Gigabyte confirmed Intel's USB 3.0 chipset will be delayed until 2012. There's no reason given.
The USB 3.0 spec was introduced in November of last year and is designed to serve as a replacement for the aging USB 2.0 standard (which was released in April of 2000). It offers a significant performance boost (up to 4.8Gbit/s) for those wanting to transfer a lot of data to external storage devices.
Now, this delay is interesting for a number of reasons. First, there are plenty of vendors already shipping USB 3.0 motherboards. Asus, Gigabyte and ASRock already have USB 3.0 compatible boards for sale. Given that these vendors can integrate USB 3.0 into their products, it's hard to imagine that the world's largest chip maker would have any problems getting this standard worked out.

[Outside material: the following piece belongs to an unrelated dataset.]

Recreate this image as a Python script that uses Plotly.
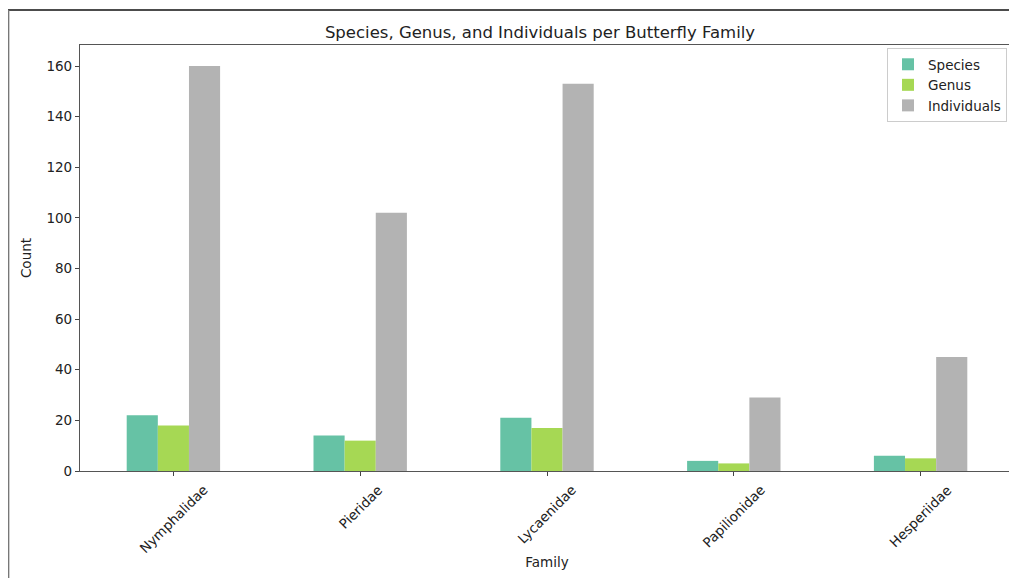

Another reason why this delay is interesting is that Intel has its own connection standard that it's trying to push - Light Peak. Intel wouldn't be trying to make a gap in the market for this standard, would it?
Light Peak does have advantages over USB 3.0. It's more than twice as fast, offering a transfer rate of 10 Gbit/s. Secondly the optical cabling can carry the signal 100 meters. And thirdly, and I think most significantly, a single cable can carry multiple protocols simultaneously (so effectively you could push USB, SATA, HDMI, DVI, and PCI-E all down the same pipe).
I can't think of a single valid technical reason why Intel would delay integrating USB 3.0 ... other than to try to give Light Peak an advantage.